Required work: Take the lines of the data below from the very first through the line containing "(jn) |- (proc.west);" and output them exactly, pictures excluded.

>> Start Data extract

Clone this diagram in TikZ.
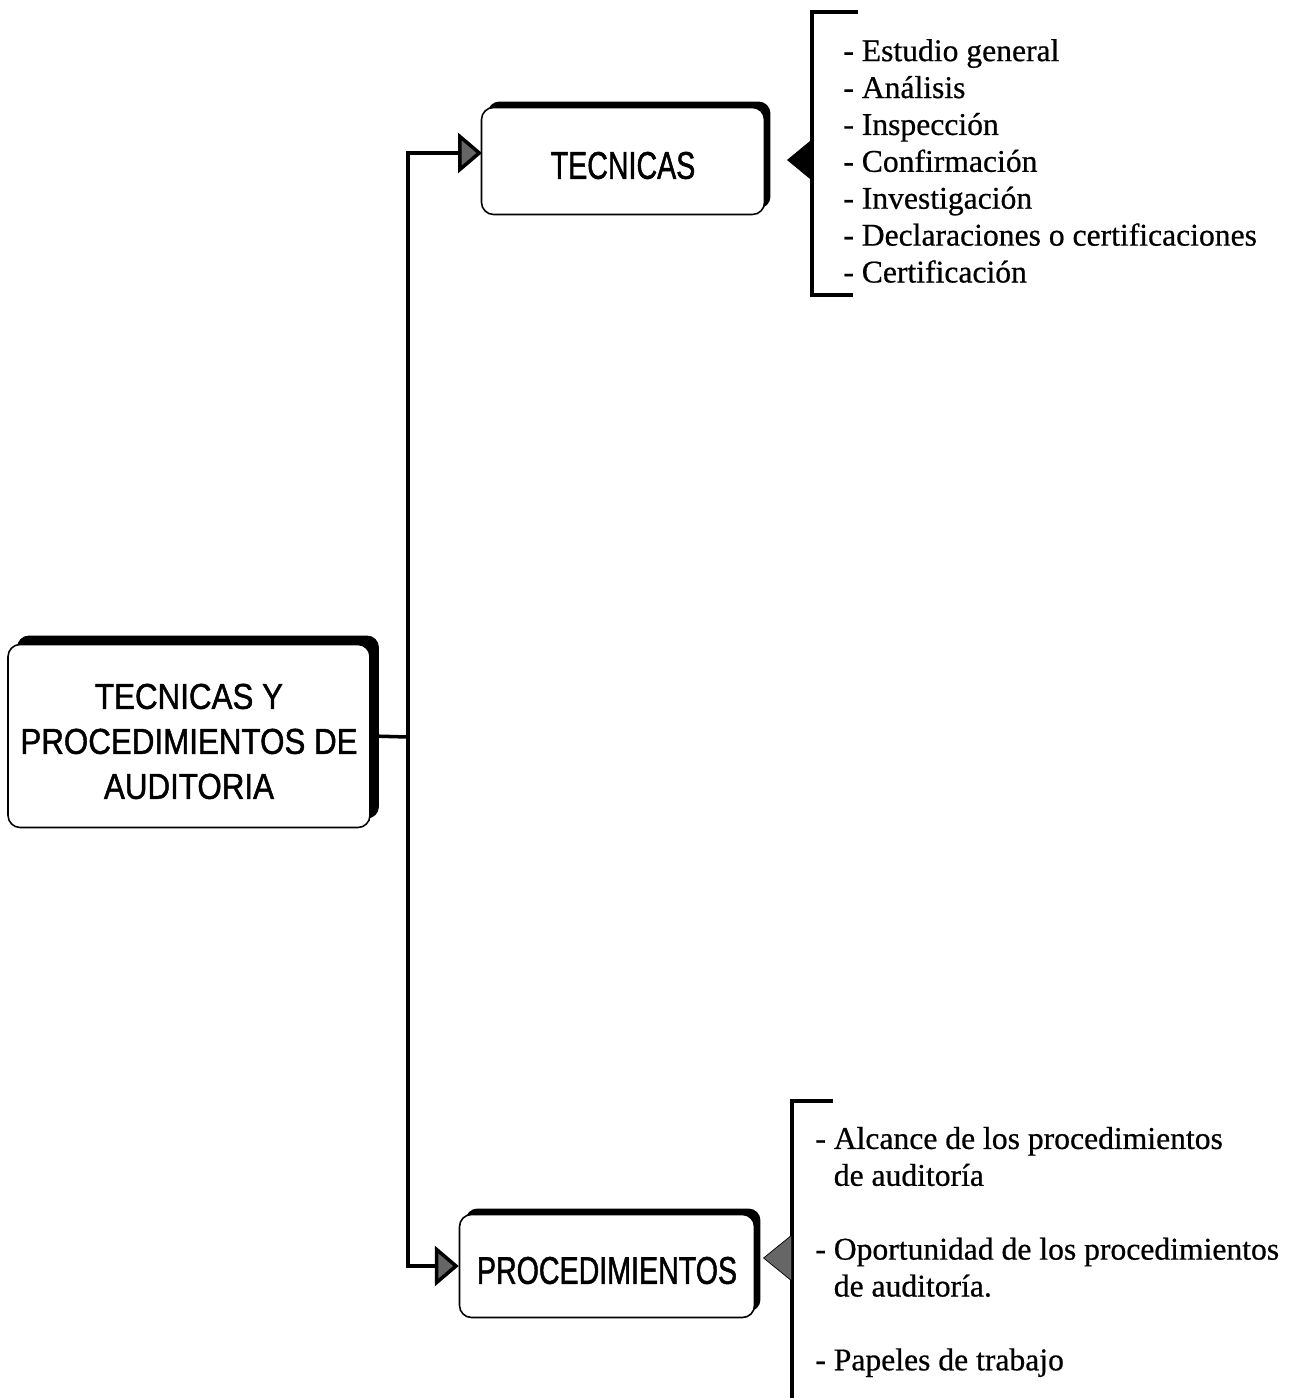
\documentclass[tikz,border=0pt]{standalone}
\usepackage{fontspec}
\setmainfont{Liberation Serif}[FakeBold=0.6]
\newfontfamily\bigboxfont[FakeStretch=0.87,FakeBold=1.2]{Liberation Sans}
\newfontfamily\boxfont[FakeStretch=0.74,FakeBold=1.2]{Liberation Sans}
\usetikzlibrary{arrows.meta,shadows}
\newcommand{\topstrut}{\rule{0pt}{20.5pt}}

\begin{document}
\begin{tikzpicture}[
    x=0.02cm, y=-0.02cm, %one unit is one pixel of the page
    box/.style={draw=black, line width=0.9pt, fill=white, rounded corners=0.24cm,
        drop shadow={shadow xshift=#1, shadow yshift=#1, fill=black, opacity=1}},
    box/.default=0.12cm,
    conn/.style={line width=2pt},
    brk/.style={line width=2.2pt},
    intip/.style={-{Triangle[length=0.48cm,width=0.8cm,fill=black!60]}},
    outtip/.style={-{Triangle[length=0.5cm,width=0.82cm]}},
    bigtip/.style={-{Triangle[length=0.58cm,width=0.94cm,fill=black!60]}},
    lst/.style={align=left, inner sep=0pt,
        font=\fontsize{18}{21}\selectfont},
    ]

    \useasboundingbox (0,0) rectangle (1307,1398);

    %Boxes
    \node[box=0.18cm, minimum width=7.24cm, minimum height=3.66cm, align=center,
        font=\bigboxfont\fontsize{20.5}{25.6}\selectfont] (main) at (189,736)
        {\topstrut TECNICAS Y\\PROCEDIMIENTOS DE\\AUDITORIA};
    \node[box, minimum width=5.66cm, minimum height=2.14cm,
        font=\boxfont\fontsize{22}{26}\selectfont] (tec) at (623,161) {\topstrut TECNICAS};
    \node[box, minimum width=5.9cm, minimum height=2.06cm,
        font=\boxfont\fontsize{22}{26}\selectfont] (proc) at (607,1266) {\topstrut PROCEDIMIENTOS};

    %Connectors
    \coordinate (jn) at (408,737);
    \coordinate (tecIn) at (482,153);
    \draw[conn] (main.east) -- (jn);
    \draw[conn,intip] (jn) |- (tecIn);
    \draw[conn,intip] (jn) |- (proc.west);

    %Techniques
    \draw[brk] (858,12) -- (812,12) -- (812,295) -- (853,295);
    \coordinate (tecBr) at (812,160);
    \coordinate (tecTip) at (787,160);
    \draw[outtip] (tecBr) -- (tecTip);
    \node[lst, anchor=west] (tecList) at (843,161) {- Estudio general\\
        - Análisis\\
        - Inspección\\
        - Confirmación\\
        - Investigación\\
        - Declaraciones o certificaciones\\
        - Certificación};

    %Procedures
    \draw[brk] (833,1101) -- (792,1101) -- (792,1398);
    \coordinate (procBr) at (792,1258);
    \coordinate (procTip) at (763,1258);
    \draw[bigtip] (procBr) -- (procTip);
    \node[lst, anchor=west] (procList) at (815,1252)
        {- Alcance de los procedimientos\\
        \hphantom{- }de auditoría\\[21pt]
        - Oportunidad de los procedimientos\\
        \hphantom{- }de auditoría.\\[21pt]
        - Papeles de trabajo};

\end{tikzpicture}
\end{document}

>> End Data extract

Answer below:
Clone this diagram in TikZ.
\documentclass[tikz,border=0pt]{standalone}
\usepackage{fontspec}
\setmainfont{Liberation Serif}[FakeBold=0.6]
\newfontfamily\bigboxfont[FakeStretch=0.87,FakeBold=1.2]{Liberation Sans}
\newfontfamily\boxfont[FakeStretch=0.74,FakeBold=1.2]{Liberation Sans}
\usetikzlibrary{arrows.meta,shadows}
\newcommand{\topstrut}{\rule{0pt}{20.5pt}}

\begin{document}
\begin{tikzpicture}[
    x=0.02cm, y=-0.02cm, %one unit is one pixel of the page
    box/.style={draw=black, line width=0.9pt, fill=white, rounded corners=0.24cm,
        drop shadow={shadow xshift=#1, shadow yshift=#1, fill=black, opacity=1}},
    box/.default=0.12cm,
    conn/.style={line width=2pt},
    brk/.style={line width=2.2pt},
    intip/.style={-{Triangle[length=0.48cm,width=0.8cm,fill=black!60]}},
    outtip/.style={-{Triangle[length=0.5cm,width=0.82cm]}},
    bigtip/.style={-{Triangle[length=0.58cm,width=0.94cm,fill=black!60]}},
    lst/.style={align=left, inner sep=0pt,
        font=\fontsize{18}{21}\selectfont},
    ]

    \useasboundingbox (0,0) rectangle (1307,1398);

    %Boxes
    \node[box=0.18cm, minimum width=7.24cm, minimum height=3.66cm, align=center,
        font=\bigboxfont\fontsize{20.5}{25.6}\selectfont] (main) at (189,736)
        {\topstrut TECNICAS Y\\PROCEDIMIENTOS DE\\AUDITORIA};
    \node[box, minimum width=5.66cm, minimum height=2.14cm,
        font=\boxfont\fontsize{22}{26}\selectfont] (tec) at (623,161) {\topstrut TECNICAS};
    \node[box, minimum width=5.9cm, minimum height=2.06cm,
        font=\boxfont\fontsize{22}{26}\selectfont] (proc) at (607,1266) {\topstrut PROCEDIMIENTOS};

    %Connectors
    \coordinate (jn) at (408,737);
    \coordinate (tecIn) at (482,153);
    \draw[conn] (main.east) -- (jn);
    \draw[conn,intip] (jn) |- (tecIn);
    \draw[conn,intip] (jn) |- (proc.west);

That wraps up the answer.